*TASK INSTRUCTIONS*
Provide an exact copy of the data, excluding the images.

*MATERIAL*

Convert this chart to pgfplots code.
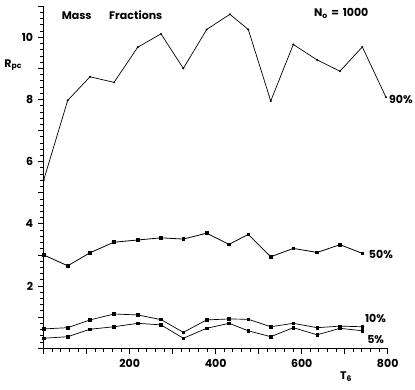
\documentclass[border=0pt]{standalone}
\usepackage{pgfplots}
\pgfplotsset{compat=1.18}
\usepackage{fontspec}
\setmainfont{Poppins}
\newcommand{\lbl}{\bfseries\fontsize{11}{13}\selectfont}
\begin{document}
\begin{tikzpicture}
\begin{axis}[
  name=ax,
  at={(0,0)}, anchor=south west,
  scale only axis,
  width=344pt, height=342pt,
  xmin=0, xmax=800, ymin=0, ymax=11,
  axis lines=left,
  axis line style={-, line width=1pt},
  clip=false,
  tick align=outside,
  major tick length=6pt,
  minor tick length=3.5pt,
  every tick/.style={black, line width=0.8pt},
  xtick={0,100,...,800},
  xticklabels={,,200,,400,,600,,800},
  minor xtick={20,40,...,780},
  ytick={0,1,...,11},
  yticklabels={,,2,,4,,6,,8,,10,},
  minor ytick={0.2,0.4,...,10.8},
  /pgf/number format/assume math mode=true,
  ticklabel style={font=\lbl},
  xticklabel style={yshift=-2pt},
  yticklabel style={xshift=-1pt},
]
\addplot[black, line width=0.7pt, mark=*, mark size=0.6pt] coordinates {
(0,5.41) (55.8,7.97) (107.7,8.73) (163.5,8.55) (218.6,9.68) (272.8,10.11)
(324.7,9.00) (379,10.25) (433,10.74) (475.8,10.25) (528,7.95) (580.5,9.77)
(636,9.27) (689,8.91) (741,9.69) (796,8.07)};
\addplot[black, line width=0.8pt, mark=square*, mark size=1.3pt] coordinates {
(0,3.00) (55.8,2.65) (107.7,3.07) (163.5,3.41) (218.6,3.48) (272.8,3.55)
(324.7,3.51) (379,3.70) (431,3.34) (475.8,3.66) (528,2.94) (580.5,3.21)
(636,3.08) (689,3.33) (741,3.05)};
\addplot[black, line width=0.7pt, mark=square*, mark size=1.2pt] coordinates {
(0,0.62) (55.8,0.66) (107.7,0.91) (163.5,1.10) (218.6,1.07) (272.8,0.92)
(324.7,0.51) (379,0.91) (431,0.94) (475.8,0.93) (528,0.69) (580.5,0.80)
(636,0.66) (689,0.71) (741,0.69)};
\addplot[black, line width=0.7pt, mark=square*, mark size=1.2pt] coordinates {
(0,0.32) (55.8,0.37) (107.7,0.61) (163.5,0.69) (218.6,0.80) (272.8,0.75)
(324.7,0.32) (379,0.64) (431,0.80) (475.8,0.56) (528,0.37) (580.5,0.66)
(636,0.43) (689,0.64) (741,0.56)};
\node[anchor=west, font=\lbl, inner sep=0pt] at (axis cs:803,8.0) {90\%};
\node[anchor=west, font=\lbl, inner sep=0pt] at (axis cs:756,3.0) {50\%};
\node[anchor=west, font=\lbl, inner sep=0pt] at (axis cs:747,0.97) {10\%};
\node[anchor=west, font=\lbl, inner sep=0pt] at (axis cs:752,0.27) {5\%};
\node[font=\lbl] at (axis cs:159,10.71) {Mass\hspace{1.6em}Fractions};
\node[font=\lbl] at (axis cs:692,10.77) {N\textsubscript{o}\,\,=\,\,1000};
\node[font=\lbl] at (axis cs:-71,9.1) {R\textsubscript{pc}};
\node[font=\lbl] at (axis cs:703,-0.93) {T\textsubscript{6}};
\end{axis}
\pgfresetboundingbox
\path (ax.south west) ++(-43.7pt,-40.8pt) rectangle ++(415pt,389pt);
\end{tikzpicture}
\end{document}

*EXPECTED OUTPUT*
Convert this chart to pgfplots code.
\documentclass[border=0pt]{standalone}
\usepackage{pgfplots}
\pgfplotsset{compat=1.18}
\usepackage{fontspec}
\setmainfont{Poppins}
\newcommand{\lbl}{\bfseries\fontsize{11}{13}\selectfont}
\begin{document}
\begin{tikzpicture}
\begin{axis}[
  name=ax,
  at={(0,0)}, anchor=south west,
  scale only axis,
  width=344pt, height=342pt,
  xmin=0, xmax=800, ymin=0, ymax=11,
  axis lines=left,
  axis line style={-, line width=1pt},
  clip=false,
  tick align=outside,
  major tick length=6pt,
  minor tick length=3.5pt,
  every tick/.style={black, line width=0.8pt},
  xtick={0,100,...,800},
  xticklabels={,,200,,400,,600,,800},
  minor xtick={20,40,...,780},
  ytick={0,1,...,11},
  yticklabels={,,2,,4,,6,,8,,10,},
  minor ytick={0.2,0.4,...,10.8},
  /pgf/number format/assume math mode=true,
  ticklabel style={font=\lbl},
  xticklabel style={yshift=-2pt},
  yticklabel style={xshift=-1pt},
]
\addplot[black, line width=0.7pt, mark=*, mark size=0.6pt] coordinates {
(0,5.41) (55.8,7.97) (107.7,8.73) (163.5,8.55) (218.6,9.68) (272.8,10.11)
(324.7,9.00) (379,10.25) (433,10.74) (475.8,10.25) (528,7.95) (580.5,9.77)
(636,9.27) (689,8.91) (741,9.69) (796,8.07)};
\addplot[black, line width=0.8pt, mark=square*, mark size=1.3pt] coordinates {
(0,3.00) (55.8,2.65) (107.7,3.07) (163.5,3.41) (218.6,3.48) (272.8,3.55)
(324.7,3.51) (379,3.70) (431,3.34) (475.8,3.66) (528,2.94) (580.5,3.21)
(636,3.08) (689,3.33) (741,3.05)};
\addplot[black, line width=0.7pt, mark=square*, mark size=1.2pt] coordinates {
(0,0.62) (55.8,0.66) (107.7,0.91) (163.5,1.10) (218.6,1.07) (272.8,0.92)
(324.7,0.51) (379,0.91) (431,0.94) (475.8,0.93) (528,0.69) (580.5,0.80)
(636,0.66) (689,0.71) (741,0.69)};
\addplot[black, line width=0.7pt, mark=square*, mark size=1.2pt] coordinates {
(0,0.32) (55.8,0.37) (107.7,0.61) (163.5,0.69) (218.6,0.80) (272.8,0.75)
(324.7,0.32) (379,0.64) (431,0.80) (475.8,0.56) (528,0.37) (580.5,0.66)
(636,0.43) (689,0.64) (741,0.56)};
\node[anchor=west, font=\lbl, inner sep=0pt] at (axis cs:803,8.0) {90\%};
\node[anchor=west, font=\lbl, inner sep=0pt] at (axis cs:756,3.0) {50\%};
\node[anchor=west, font=\lbl, inner sep=0pt] at (axis cs:747,0.97) {10\%};
\node[anchor=west, font=\lbl, inner sep=0pt] at (axis cs:752,0.27) {5\%};
\node[font=\lbl] at (axis cs:159,10.71) {Mass\hspace{1.6em}Fractions};
\node[font=\lbl] at (axis cs:692,10.77) {N\textsubscript{o}\,\,=\,\,1000};
\node[font=\lbl] at (axis cs:-71,9.1) {R\textsubscript{pc}};
\node[font=\lbl] at (axis cs:703,-0.93) {T\textsubscript{6}};
\end{axis}
\pgfresetboundingbox
\path (ax.south west) ++(-43.7pt,-40.8pt) rectangle ++(415pt,389pt);
\end{tikzpicture}
\end{document}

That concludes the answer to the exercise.